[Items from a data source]
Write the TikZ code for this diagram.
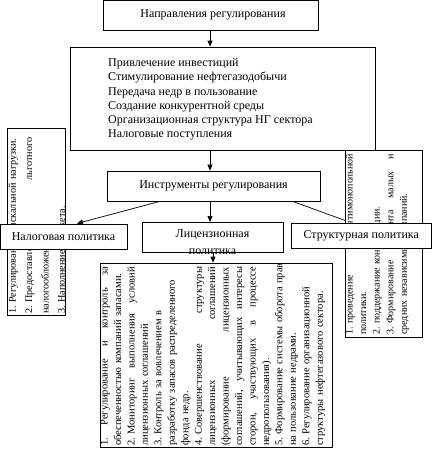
\documentclass[tikz,border=0pt]{standalone}
\usepackage{fontspec}
\setmainfont{Liberation Serif}
\usetikzlibrary{arrows.meta,calc}
\newcommand\jline[2]{\leavevmode\hbox to #1{#2}}
\frenchspacing
\begin{document}
\begin{tikzpicture}[x=1pt,y=-1pt,
  box/.style={draw, fill=white, line width=0.7pt, inner sep=0},
  arr/.style={-{Triangle[length=6pt,width=5pt]}, line width=0.7pt},
  lbl/.style={font=\fontsize{12}{14.3}\selectfont, inner sep=0},
  rotlist/.style={rotate=90, anchor=north west, inner sep=0, align=left, text width=200pt},
]
\useasboundingbox (0,0) rectangle (432,456);

% top boxes
\node[box, minimum width=215pt, minimum height=29.5pt] (dir) at (210.5,15.25) {};
\node[lbl] (dirtext) at (213,14.5) {Направления регулирования};

\node[box, minimum width=305pt, minimum height=103pt] (goals) at (222.5,98.5) {};
\node[lbl, anchor=north west, align=left] (goalstext) at (108,58)
  {Привлечение инвестиций\\Стимулирование нефтегазодобычи\\Передача недр в пользование\\Создание конкурентной среды\\Организационная структура НГ сектора\\Налоговые поступления};

\node[box, minimum width=213pt, minimum height=30pt] (instr) at (213.5,186) {};
\node[lbl] (instrtext) at (instr.center) {Инструменты регулирования};

% connectors
\draw[arr] (dir.south -| 210,0) -- (goals.north -| 210,0);
\draw[arr] (goals.south -| 210,0) -- (instr.north -| 210,0);
\draw[arr] (instr.south -| 210,0) -- (210,222);
\draw[arr] ($(instr.south west)!0.25!(instr.south east)$) -- (77,223.5);
\draw[arr] ($(instr.south west)!0.87!(instr.south east)$) -- (352,223);

% tax list
\node[box, minimum width=58pt, minimum height=187pt] (taxlist) at (36,221.5) {};
\node[rotlist, font=\fontsize{10.2}{16.4}\selectfont] (taxlisttext) at (8.5,314)
  {1. Регулирование фискальной нагрузки.\\
   \jline{176pt}{2. Предоставление\hfill льготного}\\
   налогообложения.\\
   3. Наполнение бюджета.};

% licence list
\node[box, minimum width=232pt, minimum height=184pt] (liclist) at (216,355) {};
\node[rotlist, font=\fontsize{10.5}{13.45}\selectfont] (liclisttext) at (100.5,446)
  {\jline{179pt}{1.\hfill Регулирование\hfill и\hfill контроль\hfill за}\\
   обеспеченностью компаний запасами.\\
   \jline{179pt}{2. Мониторинг\hfill выполнения\hfill условий}\\
   лицензионных соглашений\\
   3. Контроль за вовлечением в\\
   разработку запасов распределенного\\
   фонда недр.\\
   \jline{179pt}{4. Совершенствование\hfill структуры}\\
   \jline{179pt}{лицензионных\hfill соглашений}\\
   \jline{179pt}{(формирование\hfill лицензионных}\\
   \jline{179pt}{соглашений,\hfill учитывающих\hfill интересы}\\
   \jline{179pt}{сторон,\hfill участвующих\hfill в\hfill процессе}\\
   недропользования).\\
   5. Формирование системы оборота прав\\
   на пользование недрами.\\
   6. Регулирование организационной\\
   структуры нефтегазового сектора.};

% structure list
\node[box, minimum width=77pt, minimum height=187pt] (strlist) at (383.5,243.5) {};
\node[rotlist, font=\fontsize{10}{13.6}\selectfont] (strlisttext) at (345.5,335)
  {\jline{181pt}{1. проведение\hfill антимонопольной}\\
   политики.\\
   2. поддержание конкуренции.\\
   \jline{181pt}{3. Формирование\hfill сегмента\hfill малых\hfill и}\\
   средних независимых компаний.};

% policy boxes
\node[box, minimum width=127pt, minimum height=25pt] (tax) at (63.5,236.5) {};
\node[lbl] (taxtext) at (tax.center) {Налоговая политика};

\node[box, minimum width=141pt, minimum height=30pt] (lic) at (212.5,237) {};
\node[lbl, align=center, font=\fontsize{12}{17}\selectfont] (lictext) at (212.5,242) {Лицензионная\\политика};

\node[box, minimum width=140.5pt, minimum height=25pt] (str) at (361.25,235.5) {};
\node[lbl] (strtext) at (str.center) {Структурная политика};

\draw[arr] (lic.south -| 213,0) -- (liclist.north -| 213,0);
\end{tikzpicture}
\end{document}
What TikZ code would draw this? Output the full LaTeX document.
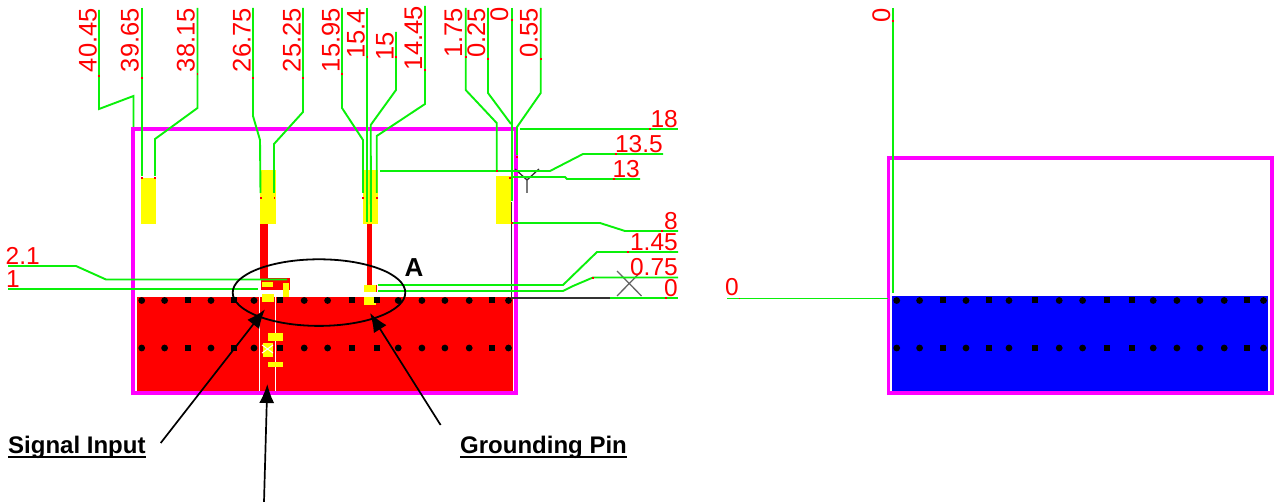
\documentclass[tikz,border=0pt]{standalone}
\usepackage{fontspec}
\setmainfont{Liberation Sans}
\usetikzlibrary{arrows.meta}
\definecolor{pgreen}{RGB}{10,240,10}
\definecolor{pmag}{RGB}{255,0,255}
\definecolor{pred}{RGB}{255,0,0}
\definecolor{pyel}{RGB}{255,255,0}
\definecolor{pblue}{RGB}{0,0,255}
\definecolor{axisgrey}{RGB}{50,50,50}
\newcommand{\ulbox}[1]{\setbox0\hbox{#1}\rlap{\rule[-4.5pt]{\wd0}{2.2pt}}\box0}
\newcommand{\viadots}[1]{%
 \foreach \yy in {300.5,348}{
  \foreach \xx/\kk in {141.7/c,164.6/c,188.3/s,211/c,234.3/s,254/c,280.2/s,304.2/c,327.6/c,351.6/s,377.4/s,398.2/c,421.9/c,444.9/c,469.2/c,492.2/s,508.5/c}{
   \pgfmathsetmacro{\xp}{\xx+#1}
   \if\kk c\fill[black] (\xp,\yy) circle[radius=3.4pt];\else\fill[black] (\xp-3,\yy-3) rectangle (\xp+3,\yy+3);\fi
  }}}
\tikzset{
 x=1pt,y=-1pt,
 trace/.style={draw=pgreen,line width=1.9pt,line join=miter},
 outline/.style={draw=pmag,line width=3.4pt},
 axisline/.style={draw=axisgrey,line width=1.8pt},
 vlab/.style={text=pred,font=\fontsize{25.5}{25.5}\selectfont,rotate=90,anchor=south east,inner sep=0pt},
 hlab/.style={text=pred,font=\fontsize{24.5}{24.5}\selectfont,anchor=south east,inner sep=0pt},
 callout/.style={text=black,font=\bfseries\fontsize{24}{24}\selectfont,anchor=base west,inner sep=0pt},
 pointer/.style={draw=black,line width=1.7pt,-{Latex[length=19pt,width=15pt]}},
 pad/.style={fill=pyel},
 copper/.style={fill=pred},
 tick/.style={fill=pred}
}
\begin{document}
\begin{tikzpicture}
\useasboundingbox (0,0) rectangle (1274,502);
\fill[white] (0,0) rectangle (1274,502);
% ---------- left board
\fill[copper] (137,297.5) rectangle (512.8,392);
\fill[white] (258.5,297.5) rectangle (260,392);
\fill[white] (274.5,297.5) rectangle (276,392);
\draw[outline] (133,129) -- (516,129) -- (516,393) -- (133,393) -- cycle;
% pads and stems
\fill[pad] (140.5,178) rectangle (156,224);
\fill[pad] (260,170) rectangle (275.5,224);
\fill[pad] (362.7,170) rectangle (377.7,224);
\fill[pad] (495.7,176) rectangle (511,224);
\fill[copper] (260.3,224) rectangle (268.3,279);
\fill[copper] (366.7,224) rectangle (372,286);
% input region
\fill[copper] (260.7,278.3) rectangle (290,290);
\fill[pad] (262,281.7) rectangle (273.3,287.3);
\fill[pad] (283.3,283.3) rectangle (288.7,296.7);
\fill[pad] (262,294) rectangle (274,301.7);
\fill[pad] (267.7,332.7) rectangle (283.3,340.7);
\fill[pad] (263.3,342.7) rectangle (272.7,357.3);
\fill[pad] (267.7,361.7) rectangle (283.3,367.3);
\draw[white,line width=1pt] (262,345) -- (273,353) (262,353) -- (273,345);
% grounding pin
\fill[pad] (364.3,285) rectangle (375.7,292.3);
\fill[copper] (375.7,285) rectangle (376.6,292.3);
\fill[pad] (364.3,297.3) rectangle (375.7,305.3);
\viadots{0}
% axes
\draw[axisline] (511.5,202) -- (511.5,298) -- (610,298);
\draw[draw=axisgrey,line width=1.3pt] (515,169) -- (527,180) -- (539,169) (527,180) -- (527,193);
\draw[draw=axisgrey!75,line width=1.3pt] (617,271) -- (641.5,296) (617,296) -- (641.5,271);
% top traces
\draw[trace] (99,10) -- (99,109) -- (133.5,96) -- (133.5,127);
\draw[trace] (142,8) -- (142,176);
\draw[trace] (197.5,8) -- (197.5,108) -- (155,139) -- (155,176);
\draw[trace] (253,8) -- (253,116) -- (260,140) -- (260.5,193);
\draw[trace] (303,8) -- (303,112) -- (274,144) -- (274,193);
\draw[trace] (342,8) -- (342,108) -- (363,140) -- (363,193);
\draw[trace] (367.3,8) -- (367.3,222);
\draw[trace] (396,32) -- (396,90) -- (370.7,125) -- (371,222);
\draw[trace] (425,6) -- (425,104) -- (376.7,136) -- (376.7,193);
\draw[trace] (465.7,8) -- (465.7,90) -- (496.7,123) -- (496.7,170);
\draw[trace] (488,8) -- (488,93) -- (511,124);
\draw[trace] (511.7,8) -- (511.7,201);
\draw[trace] (540.7,8) -- (540.7,93) -- (517,127) -- (517,155);
% right traces
\draw[trace] (520,129) -- (678,129);
\draw[trace] (380,171) -- (550,171) -- (583,154) -- (663,154);
\draw[trace] (511,177) -- (565,177) -- (567,179) -- (640,179);
\draw[trace] (511,223) -- (600,223) -- (625,231) -- (678,231);
\draw[trace] (378,285) -- (563,285) -- (597,252) -- (678,252);
\draw[trace] (378,291) -- (563,291) -- (573,286) -- (593,277.5) -- (678,277.5);
\draw[trace] (610,298) -- (678,298);
% left traces
\draw[trace] (8,266) -- (76,266) -- (106,279.5) -- (287,279.5);
\draw[trace] (8,289.3) -- (258,289.3);
% small end marks
\foreach \px/\py in {99/76,142/78,197.5/74,253/78,303/78,342/74,367.3/57,396/57,425/70,465.7/57,488/59,511.7/20,540.7/59,142/178,155/178,261/198,274.5/198,363/198,377/198,650/129,616/154,614/179,662/231,628/252,593/278,666/298,496.7/171,510/178,511.7/223,517/157}
  \fill[tick] (\px-0.8,\py-0.8) rectangle (\px+0.8,\py+0.8);
% labels
\node[vlab] (v1) at (97,8) {40.45};
\node[vlab] (v2) at (139,8) {39.65};
\node[vlab] (v3) at (195,8) {38.15};
\node[vlab] (v4) at (251,8) {26.75};
\node[vlab] (v5) at (301,8) {25.25};
\node[vlab] (v6) at (340,8) {15.95};
\node[vlab] (v7) at (365,9) {15.4};
\node[vlab] (v8) at (394,32) {15};
\node[vlab] (v9) at (422.5,6) {14.45};
\node[vlab] (v10) at (462.5,8) {1.75};
\node[vlab] (v11) at (485.5,8) {0.25};
\node[vlab] (v12) at (508.5,7) {0};
\node[vlab] (v13) at (538,8) {0.55};
\node[hlab] (h1) at (678,127.5) {18};
\node[hlab] (h2) at (663,152.5) {13.5};
\node[hlab] (h3) at (640,177.5) {13};
\node[hlab] (h4) at (678,229.5) {8};
\node[hlab] (h5) at (678,250.5) {1.45};
\node[hlab] (h6) at (678,275.5) {0.75};
\node[hlab] (h7) at (678,296.5) {0};
\node[hlab] (h8) at (40,264.5) {2.1};
\node[hlab] (h9) at (20,287.5) {1};
% ---------- right board
\fill[pblue] (892.4,296) rectangle (1267.7,392);
\draw[outline] (888.5,158) -- (1271.8,158) -- (1271.8,393) -- (888.5,393) -- cycle;
\viadots{755}
\draw[trace] (893,8) -- (893,293);
\draw[trace] (727,298.5) -- (888,298.5);
\fill[tick] (892.2,20) rectangle (893.8,21.6);
\fill[tick] (738.5,297.7) rectangle (740.1,299.3);
\node[vlab] (r1) at (890.5,8) {0};
\node[hlab] (r2) at (739,295.5) {0};
% ---------- annotations
\draw[black,line width=1.8pt] (319,292.6) ellipse [x radius=86.3pt,y radius=33.3pt];
\node[text=black,font=\bfseries\fontsize{26}{26}\selectfont,anchor=base west,inner sep=0pt] (mark) at (404.5,277) {A};
\node[callout] (sig) at (8,453.5) {\ulbox{Signal Input}};
\node[callout] (gnd) at (460,453.5) {\ulbox{Grounding Pin}};
\coordinate (sigstart) at (160.7,443);
\coordinate (sigtip) at (265,309.3);
\coordinate (gndstart) at (440.6,425);
\coordinate (gndtip) at (370,313);
\coordinate (feedstart) at (264,502);
\coordinate (feedtip) at (267.3,384);
\draw[pointer] (sigstart) -- (sigtip);
\draw[pointer] (gndstart) -- (gndtip);
\draw[pointer] (feedstart) -- (feedtip);
\end{tikzpicture}
\end{document}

**EXERCISE INSTRUCTIONS:** Reproduce the material above exactly, first line through the line that contains "(dirtext) at (213,14.5)", minus the pictures.

**FULL OUTPUT:**
Write the TikZ code for this diagram.
\documentclass[tikz,border=0pt]{standalone}
\usepackage{fontspec}
\setmainfont{Liberation Serif}
\usetikzlibrary{arrows.meta,calc}
\newcommand\jline[2]{\leavevmode\hbox to #1{#2}}
\frenchspacing
\begin{document}
\begin{tikzpicture}[x=1pt,y=-1pt,
  box/.style={draw, fill=white, line width=0.7pt, inner sep=0},
  arr/.style={-{Triangle[length=6pt,width=5pt]}, line width=0.7pt},
  lbl/.style={font=\fontsize{12}{14.3}\selectfont, inner sep=0},
  rotlist/.style={rotate=90, anchor=north west, inner sep=0, align=left, text width=200pt},
]
\useasboundingbox (0,0) rectangle (432,456);

% top boxes
\node[box, minimum width=215pt, minimum height=29.5pt] (dir) at (210.5,15.25) {};
\node[lbl] (dirtext) at (213,14.5) {Направления регулирования};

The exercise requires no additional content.